Exercise description :: Write out each line exactly as given. Leave the pictures out of your copy.

Recorded data ::
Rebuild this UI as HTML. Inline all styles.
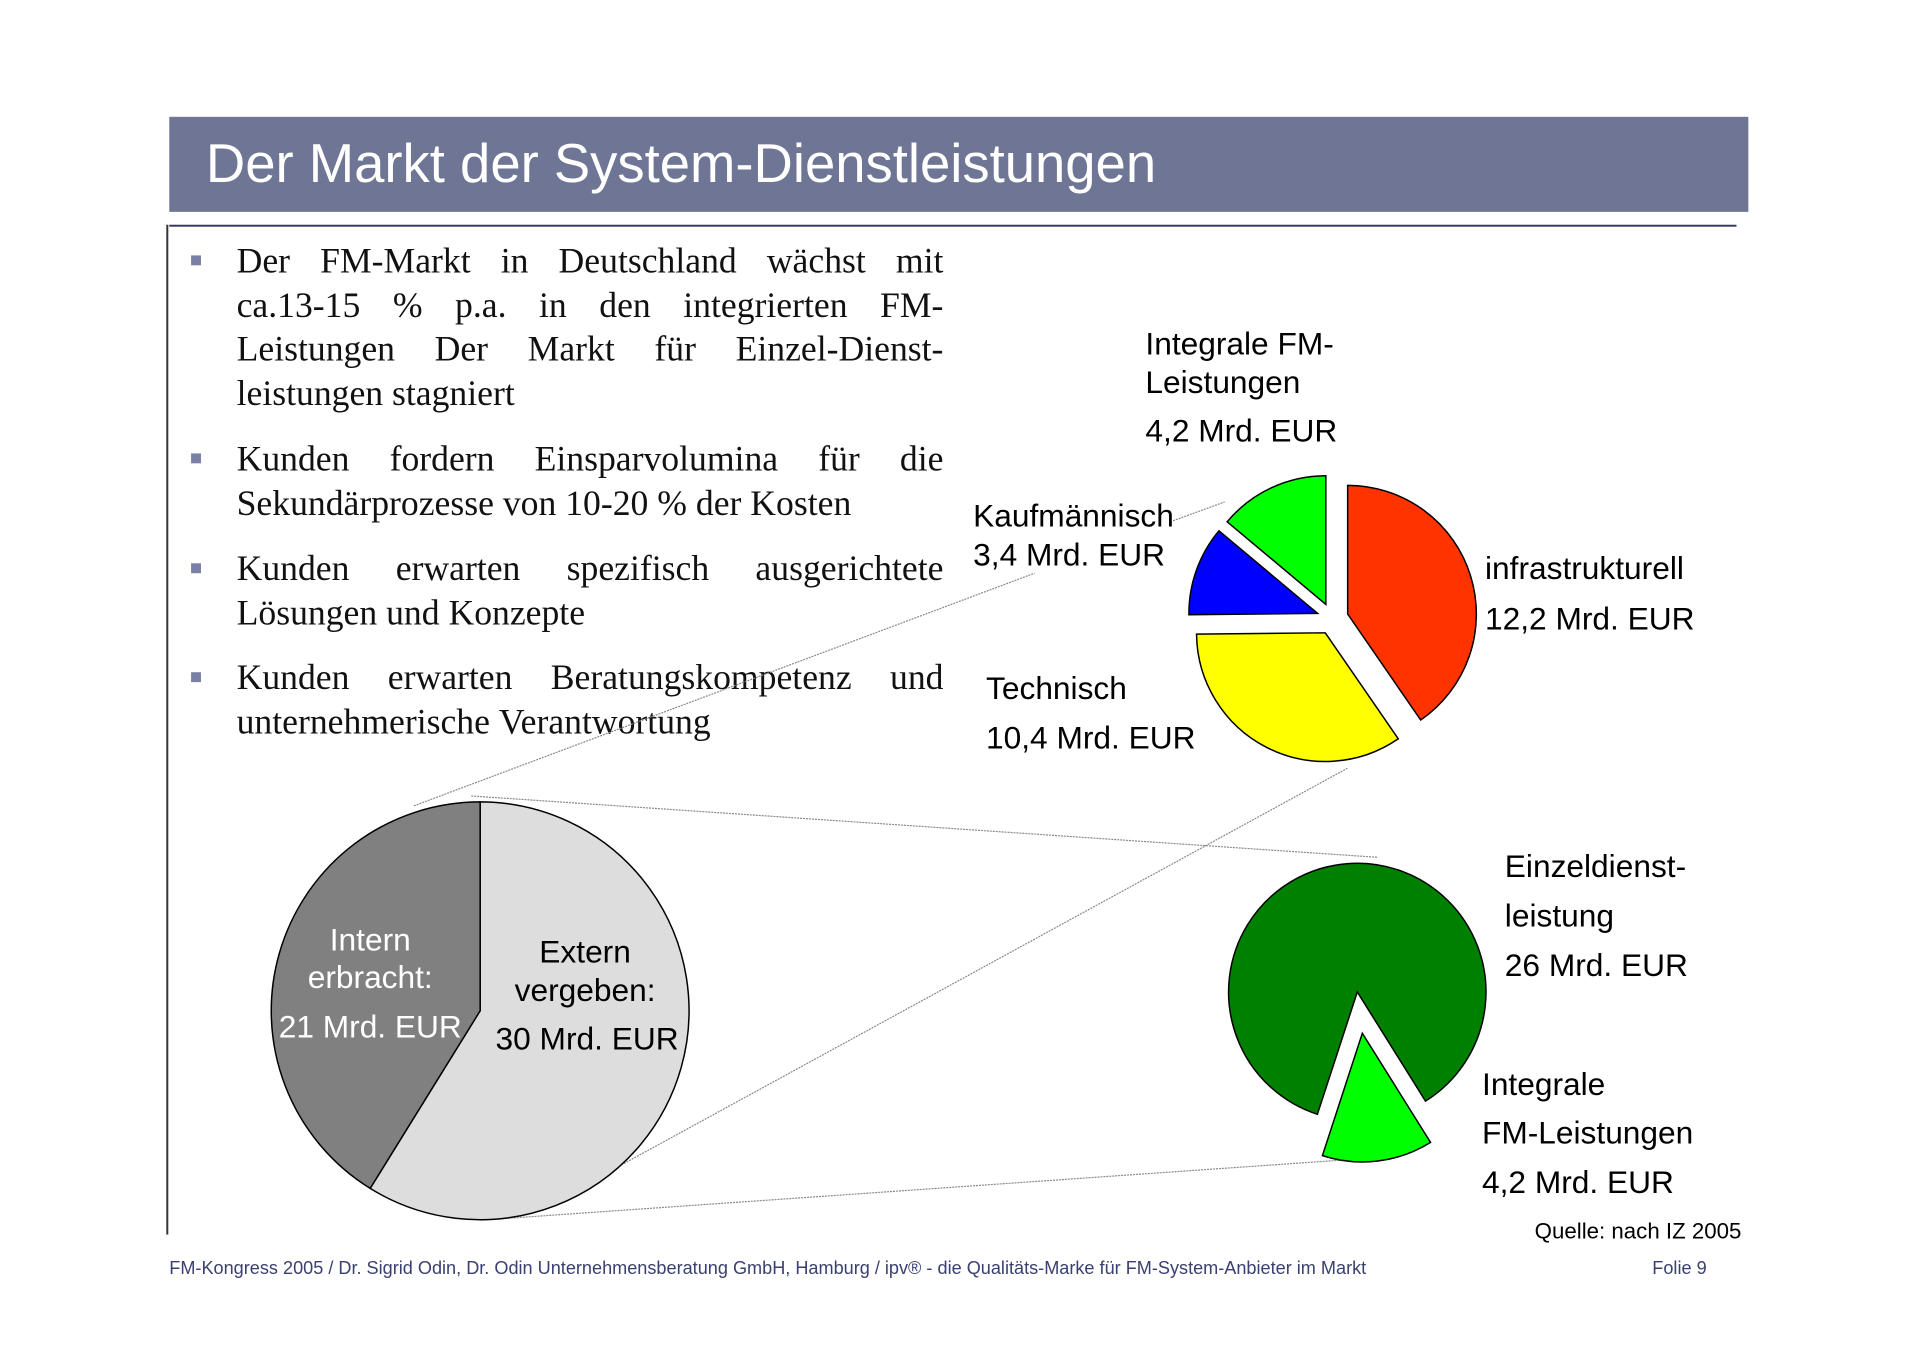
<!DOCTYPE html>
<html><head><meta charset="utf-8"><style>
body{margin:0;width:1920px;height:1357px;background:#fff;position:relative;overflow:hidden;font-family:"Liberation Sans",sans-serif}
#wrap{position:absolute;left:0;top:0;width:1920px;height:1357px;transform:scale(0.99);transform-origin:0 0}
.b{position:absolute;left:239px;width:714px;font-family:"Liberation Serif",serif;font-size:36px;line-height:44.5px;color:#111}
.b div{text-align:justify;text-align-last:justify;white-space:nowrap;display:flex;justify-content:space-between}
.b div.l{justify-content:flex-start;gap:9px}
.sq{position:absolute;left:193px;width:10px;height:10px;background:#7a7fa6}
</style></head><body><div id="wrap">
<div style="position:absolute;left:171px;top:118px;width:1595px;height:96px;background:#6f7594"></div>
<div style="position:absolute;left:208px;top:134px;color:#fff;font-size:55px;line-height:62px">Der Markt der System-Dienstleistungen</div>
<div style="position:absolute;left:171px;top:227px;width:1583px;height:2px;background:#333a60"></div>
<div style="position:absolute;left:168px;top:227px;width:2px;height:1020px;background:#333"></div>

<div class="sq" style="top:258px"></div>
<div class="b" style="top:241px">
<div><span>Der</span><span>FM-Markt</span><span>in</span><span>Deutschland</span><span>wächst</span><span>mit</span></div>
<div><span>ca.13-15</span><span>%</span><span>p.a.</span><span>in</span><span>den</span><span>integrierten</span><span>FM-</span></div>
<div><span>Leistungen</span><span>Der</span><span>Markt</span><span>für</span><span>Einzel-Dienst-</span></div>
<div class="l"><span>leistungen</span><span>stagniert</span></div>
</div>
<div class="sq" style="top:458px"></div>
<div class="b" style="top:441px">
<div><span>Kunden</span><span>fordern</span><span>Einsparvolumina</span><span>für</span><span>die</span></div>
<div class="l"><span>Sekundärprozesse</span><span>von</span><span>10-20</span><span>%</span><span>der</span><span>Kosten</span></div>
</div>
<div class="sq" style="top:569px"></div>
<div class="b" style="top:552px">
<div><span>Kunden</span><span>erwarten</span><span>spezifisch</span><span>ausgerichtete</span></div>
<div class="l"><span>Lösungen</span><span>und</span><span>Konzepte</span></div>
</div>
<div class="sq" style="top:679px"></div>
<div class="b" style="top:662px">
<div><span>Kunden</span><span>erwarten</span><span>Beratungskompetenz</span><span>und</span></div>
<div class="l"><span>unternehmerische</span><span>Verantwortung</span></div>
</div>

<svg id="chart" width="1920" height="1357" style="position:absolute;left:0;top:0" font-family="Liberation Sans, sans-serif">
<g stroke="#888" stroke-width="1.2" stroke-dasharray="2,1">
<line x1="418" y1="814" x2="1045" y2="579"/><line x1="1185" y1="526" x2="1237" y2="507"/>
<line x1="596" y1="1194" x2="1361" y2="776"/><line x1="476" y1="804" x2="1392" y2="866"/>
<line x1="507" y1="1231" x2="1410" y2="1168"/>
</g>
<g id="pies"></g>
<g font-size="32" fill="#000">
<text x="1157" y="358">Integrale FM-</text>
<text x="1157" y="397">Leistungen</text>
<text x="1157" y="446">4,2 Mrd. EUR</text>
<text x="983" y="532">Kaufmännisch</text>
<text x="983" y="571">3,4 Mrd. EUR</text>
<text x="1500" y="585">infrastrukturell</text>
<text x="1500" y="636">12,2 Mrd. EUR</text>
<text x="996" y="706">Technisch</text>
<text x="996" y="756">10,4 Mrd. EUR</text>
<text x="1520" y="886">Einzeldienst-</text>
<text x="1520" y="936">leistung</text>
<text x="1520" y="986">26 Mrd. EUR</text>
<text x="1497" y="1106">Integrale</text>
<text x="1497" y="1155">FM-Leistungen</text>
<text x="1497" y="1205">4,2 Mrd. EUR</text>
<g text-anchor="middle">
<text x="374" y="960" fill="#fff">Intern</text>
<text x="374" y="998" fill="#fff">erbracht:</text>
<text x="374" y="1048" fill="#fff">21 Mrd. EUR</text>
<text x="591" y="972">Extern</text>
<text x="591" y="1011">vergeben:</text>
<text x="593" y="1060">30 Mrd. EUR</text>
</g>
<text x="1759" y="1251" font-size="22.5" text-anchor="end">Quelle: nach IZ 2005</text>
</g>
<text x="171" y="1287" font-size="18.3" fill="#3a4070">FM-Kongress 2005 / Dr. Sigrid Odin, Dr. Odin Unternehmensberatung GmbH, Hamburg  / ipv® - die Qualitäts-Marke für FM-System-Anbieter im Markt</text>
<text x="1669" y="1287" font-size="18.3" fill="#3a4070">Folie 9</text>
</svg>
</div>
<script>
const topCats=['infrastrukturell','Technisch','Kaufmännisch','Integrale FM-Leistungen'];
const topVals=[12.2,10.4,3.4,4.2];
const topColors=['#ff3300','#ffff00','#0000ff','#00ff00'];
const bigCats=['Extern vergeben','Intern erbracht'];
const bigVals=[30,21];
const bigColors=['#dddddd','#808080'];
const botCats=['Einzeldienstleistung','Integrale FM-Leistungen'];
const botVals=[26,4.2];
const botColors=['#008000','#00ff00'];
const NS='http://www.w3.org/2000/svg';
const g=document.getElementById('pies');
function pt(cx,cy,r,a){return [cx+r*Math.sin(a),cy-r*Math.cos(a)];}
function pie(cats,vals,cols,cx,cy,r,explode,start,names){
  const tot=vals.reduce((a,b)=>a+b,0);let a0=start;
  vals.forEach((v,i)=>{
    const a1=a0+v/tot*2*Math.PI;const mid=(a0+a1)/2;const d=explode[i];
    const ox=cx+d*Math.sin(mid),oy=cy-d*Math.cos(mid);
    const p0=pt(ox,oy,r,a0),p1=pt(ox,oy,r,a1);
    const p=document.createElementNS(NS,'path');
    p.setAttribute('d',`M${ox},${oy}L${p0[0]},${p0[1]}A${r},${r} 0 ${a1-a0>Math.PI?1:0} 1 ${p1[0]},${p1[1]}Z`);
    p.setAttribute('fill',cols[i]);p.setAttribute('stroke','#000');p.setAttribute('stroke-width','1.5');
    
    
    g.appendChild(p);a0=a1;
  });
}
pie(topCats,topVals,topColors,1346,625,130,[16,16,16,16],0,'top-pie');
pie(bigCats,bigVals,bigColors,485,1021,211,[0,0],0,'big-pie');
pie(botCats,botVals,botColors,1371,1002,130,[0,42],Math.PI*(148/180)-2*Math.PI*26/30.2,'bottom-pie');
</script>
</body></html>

Full output ::
Rebuild this UI as HTML. Inline all styles.
<!DOCTYPE html>
<html><head><meta charset="utf-8"><style>
body{margin:0;width:1920px;height:1357px;background:#fff;position:relative;overflow:hidden;font-family:"Liberation Sans",sans-serif}
#wrap{position:absolute;left:0;top:0;width:1920px;height:1357px;transform:scale(0.99);transform-origin:0 0}
.b{position:absolute;left:239px;width:714px;font-family:"Liberation Serif",serif;font-size:36px;line-height:44.5px;color:#111}
.b div{text-align:justify;text-align-last:justify;white-space:nowrap;display:flex;justify-content:space-between}
.b div.l{justify-content:flex-start;gap:9px}
.sq{position:absolute;left:193px;width:10px;height:10px;background:#7a7fa6}
</style></head><body><div id="wrap">
<div style="position:absolute;left:171px;top:118px;width:1595px;height:96px;background:#6f7594"></div>
<div style="position:absolute;left:208px;top:134px;color:#fff;font-size:55px;line-height:62px">Der Markt der System-Dienstleistungen</div>
<div style="position:absolute;left:171px;top:227px;width:1583px;height:2px;background:#333a60"></div>
<div style="position:absolute;left:168px;top:227px;width:2px;height:1020px;background:#333"></div>

<div class="sq" style="top:258px"></div>
<div class="b" style="top:241px">
<div><span>Der</span><span>FM-Markt</span><span>in</span><span>Deutschland</span><span>wächst</span><span>mit</span></div>
<div><span>ca.13-15</span><span>%</span><span>p.a.</span><span>in</span><span>den</span><span>integrierten</span><span>FM-</span></div>
<div><span>Leistungen</span><span>Der</span><span>Markt</span><span>für</span><span>Einzel-Dienst-</span></div>
<div class="l"><span>leistungen</span><span>stagniert</span></div>
</div>
<div class="sq" style="top:458px"></div>
<div class="b" style="top:441px">
<div><span>Kunden</span><span>fordern</span><span>Einsparvolumina</span><span>für</span><span>die</span></div>
<div class="l"><span>Sekundärprozesse</span><span>von</span><span>10-20</span><span>%</span><span>der</span><span>Kosten</span></div>
</div>
<div class="sq" style="top:569px"></div>
<div class="b" style="top:552px">
<div><span>Kunden</span><span>erwarten</span><span>spezifisch</span><span>ausgerichtete</span></div>
<div class="l"><span>Lösungen</span><span>und</span><span>Konzepte</span></div>
</div>
<div class="sq" style="top:679px"></div>
<div class="b" style="top:662px">
<div><span>Kunden</span><span>erwarten</span><span>Beratungskompetenz</span><span>und</span></div>
<div class="l"><span>unternehmerische</span><span>Verantwortung</span></div>
</div>

<svg id="chart" width="1920" height="1357" style="position:absolute;left:0;top:0" font-family="Liberation Sans, sans-serif">
<g stroke="#888" stroke-width="1.2" stroke-dasharray="2,1">
<line x1="418" y1="814" x2="1045" y2="579"/><line x1="1185" y1="526" x2="1237" y2="507"/>
<line x1="596" y1="1194" x2="1361" y2="776"/><line x1="476" y1="804" x2="1392" y2="866"/>
<line x1="507" y1="1231" x2="1410" y2="1168"/>
</g>
<g id="pies"></g>
<g font-size="32" fill="#000">
<text x="1157" y="358">Integrale FM-</text>
<text x="1157" y="397">Leistungen</text>
<text x="1157" y="446">4,2 Mrd. EUR</text>
<text x="983" y="532">Kaufmännisch</text>
<text x="983" y="571">3,4 Mrd. EUR</text>
<text x="1500" y="585">infrastrukturell</text>
<text x="1500" y="636">12,2 Mrd. EUR</text>
<text x="996" y="706">Technisch</text>
<text x="996" y="756">10,4 Mrd. EUR</text>
<text x="1520" y="886">Einzeldienst-</text>
<text x="1520" y="936">leistung</text>
<text x="1520" y="986">26 Mrd. EUR</text>
<text x="1497" y="1106">Integrale</text>
<text x="1497" y="1155">FM-Leistungen</text>
<text x="1497" y="1205">4,2 Mrd. EUR</text>
<g text-anchor="middle">
<text x="374" y="960" fill="#fff">Intern</text>
<text x="374" y="998" fill="#fff">erbracht:</text>
<text x="374" y="1048" fill="#fff">21 Mrd. EUR</text>
<text x="591" y="972">Extern</text>
<text x="591" y="1011">vergeben:</text>
<text x="593" y="1060">30 Mrd. EUR</text>
</g>
<text x="1759" y="1251" font-size="22.5" text-anchor="end">Quelle: nach IZ 2005</text>
</g>
<text x="171" y="1287" font-size="18.3" fill="#3a4070">FM-Kongress 2005 / Dr. Sigrid Odin, Dr. Odin Unternehmensberatung GmbH, Hamburg  / ipv® - die Qualitäts-Marke für FM-System-Anbieter im Markt</text>
<text x="1669" y="1287" font-size="18.3" fill="#3a4070">Folie 9</text>
</svg>
</div>
<script>
const topCats=['infrastrukturell','Technisch','Kaufmännisch','Integrale FM-Leistungen'];
const topVals=[12.2,10.4,3.4,4.2];
const topColors=['#ff3300','#ffff00','#0000ff','#00ff00'];
const bigCats=['Extern vergeben','Intern erbracht'];
const bigVals=[30,21];
const bigColors=['#dddddd','#808080'];
const botCats=['Einzeldienstleistung','Integrale FM-Leistungen'];
const botVals=[26,4.2];
const botColors=['#008000','#00ff00'];
const NS='http://www.w3.org/2000/svg';
const g=document.getElementById('pies');
function pt(cx,cy,r,a){return [cx+r*Math.sin(a),cy-r*Math.cos(a)];}
function pie(cats,vals,cols,cx,cy,r,explode,start,names){
  const tot=vals.reduce((a,b)=>a+b,0);let a0=start;
  vals.forEach((v,i)=>{
    const a1=a0+v/tot*2*Math.PI;const mid=(a0+a1)/2;const d=explode[i];
    const ox=cx+d*Math.sin(mid),oy=cy-d*Math.cos(mid);
    const p0=pt(ox,oy,r,a0),p1=pt(ox,oy,r,a1);
    const p=document.createElementNS(NS,'path');
    p.setAttribute('d',`M${ox},${oy}L${p0[0]},${p0[1]}A${r},${r} 0 ${a1-a0>Math.PI?1:0} 1 ${p1[0]},${p1[1]}Z`);
    p.setAttribute('fill',cols[i]);p.setAttribute('stroke','#000');p.setAttribute('stroke-width','1.5');
    
    
    g.appendChild(p);a0=a1;
  });
}
pie(topCats,topVals,topColors,1346,625,130,[16,16,16,16],0,'top-pie');
pie(bigCats,bigVals,bigColors,485,1021,211,[0,0],0,'big-pie');
pie(botCats,botVals,botColors,1371,1002,130,[0,42],Math.PI*(148/180)-2*Math.PI*26/30.2,'bottom-pie');
</script>
</body></html>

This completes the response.